Ecommerce sites rely on filtered or faceted navigation to make their product catalogs more easily digestible for customers. Depending on how filters and facets are implemented, however, they can either be fantastic for search engine optimization or a big failure.
SEO is based on three pillars: crawler access, keyword relevance, and authority. Filters and facets affect the first two of these pillars, access and relevance. Depending on which platform is used and how it’s implemented, faceted navigation and filters can act as crawl barriers for search engines or produce tremendous amounts of duplicate content. That’s the access issue. If a search engine’s crawler can’t or doesn’t access certain pages on the site, those pages have no chance of being indexed, ranking or driving organic search traffic.
On the relevance front, pages created by filters and facets are often treated as subsets of the unfiltered page. As a result they aren’t allowed to display unique title tags, headings meta descriptions and other textual signals that would alert search engines to their unique content. Filtered and faceted pages may contain subsets of products that have high search value, but if the page isn’t allowed to display keyword signals targeting unique keywords, the page looks to a search engine nearly identical to the unfiltered page and all of its other filtered variants.
Example: When Facets and Filters Work for SEO
For example, when searching Google for the phrase “computer accessories” — 3,600 searchers do that each month — Overstock.com ranks in the third position, Office Depot is spot number eight, and PC Connection rounds up the first page in tenth place. Each of these ranking pages is a category or subcategory page linked from the primary navigation. As such they’re easily accessible to search engine crawlers, have relevant anchor text, and optimized on-page elements like title tags and headings to declare their keyword relevance.
The picture changes radically when the search results are filtered or narrowed using the faceted navigation feature on each of these sites. If the Google search is narrowed to “Belkin computer accessories,” Overstock ranks number two behind Belkin’s own site. Office Depot and PC Connection fall out of the top 50 Google search results, though. What is Overstock doing so well that Office Depot and PC Connection lack?

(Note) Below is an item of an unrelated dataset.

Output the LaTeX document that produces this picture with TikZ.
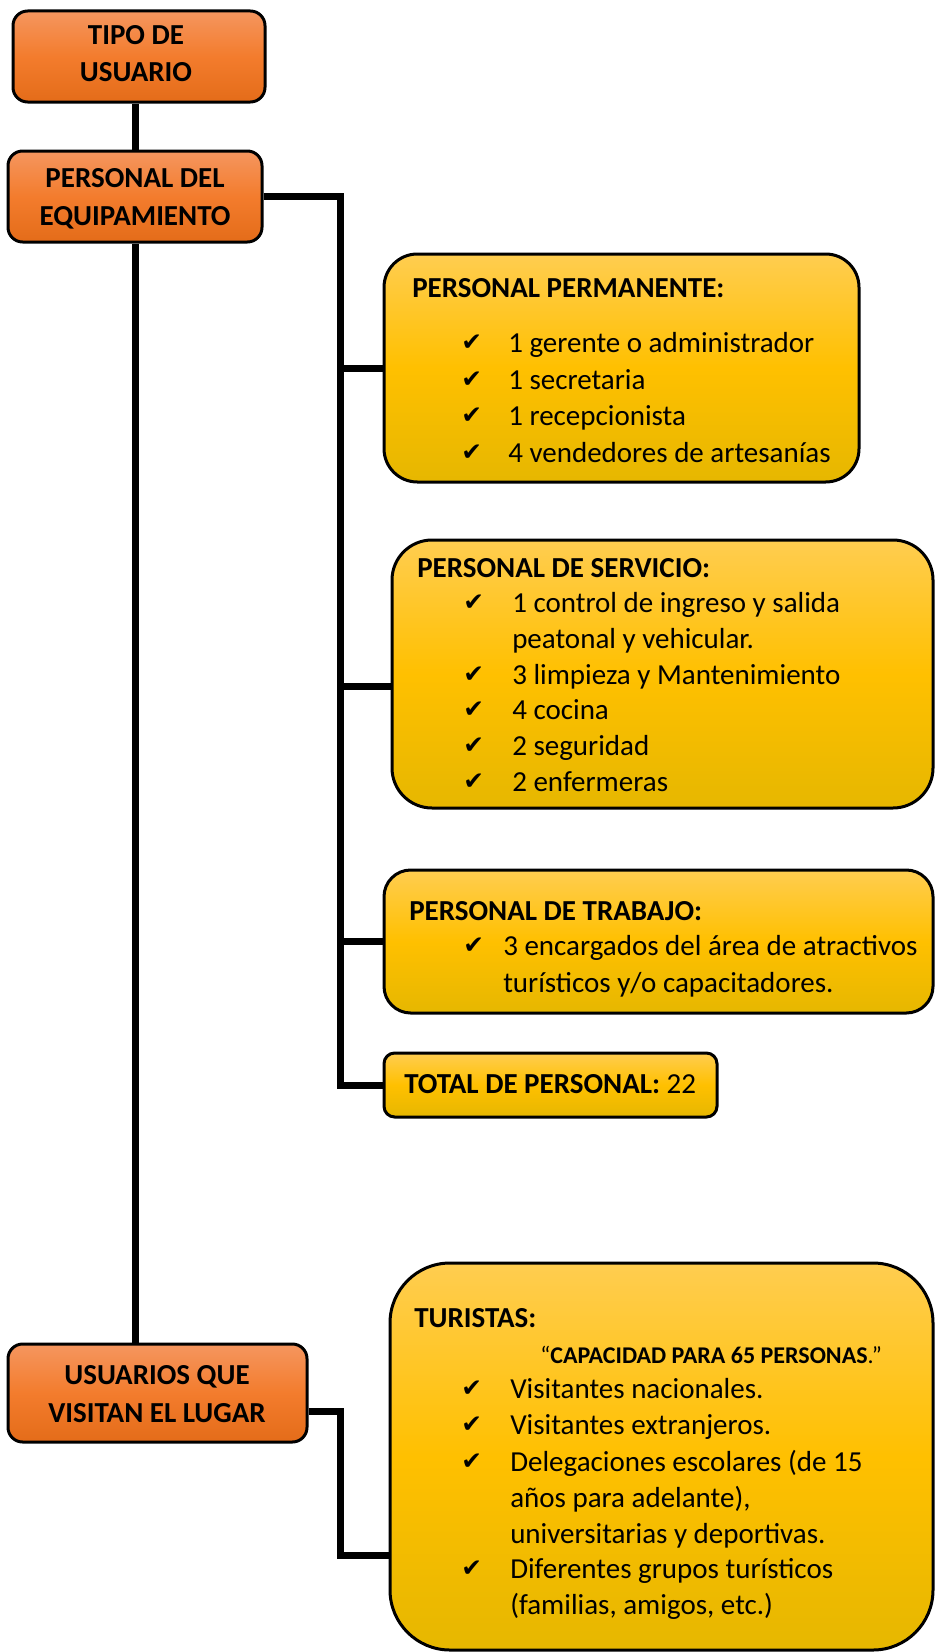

The page on Overstock that ranks number two in Google for “Belkin computer accessories” has implemented faceted navigation optimally for SEO to enable crawler access and send keyword relevance signals. Office Depot and PC Connection have not.
The image above shows the source code for Overstock’s Belkin Computer Accessories page and the page that displays when you visit in your browser. Highlighted in red are the elements that Overstock’s faceted navigation feature inserts into the page to allow it to send unique keyword signals: title tag, meta description, H1 heading, breadcrumb, URL. If the platform hadn’t been implemented to insert these keyword signals, this page specific to Belkin brand computer accessories would look exactly like its unfiltered parent page, Computer Accessories. It would have the same title tag and other SEO elements listed above as hundreds of pages in the Computer Accessories product subcategory.
In addition, Overstock has ensured that it implemented faceted navigation that is crawlable. Remember that search engines don’t accept cookies, and don’t traditionally execute CSS or JavaScript commands. With those three technologies disabled, Overstock’s faceted navigation remains crawlable via plain HTML text links. This is critical to enabling search crawlers to index every valuable page in the site.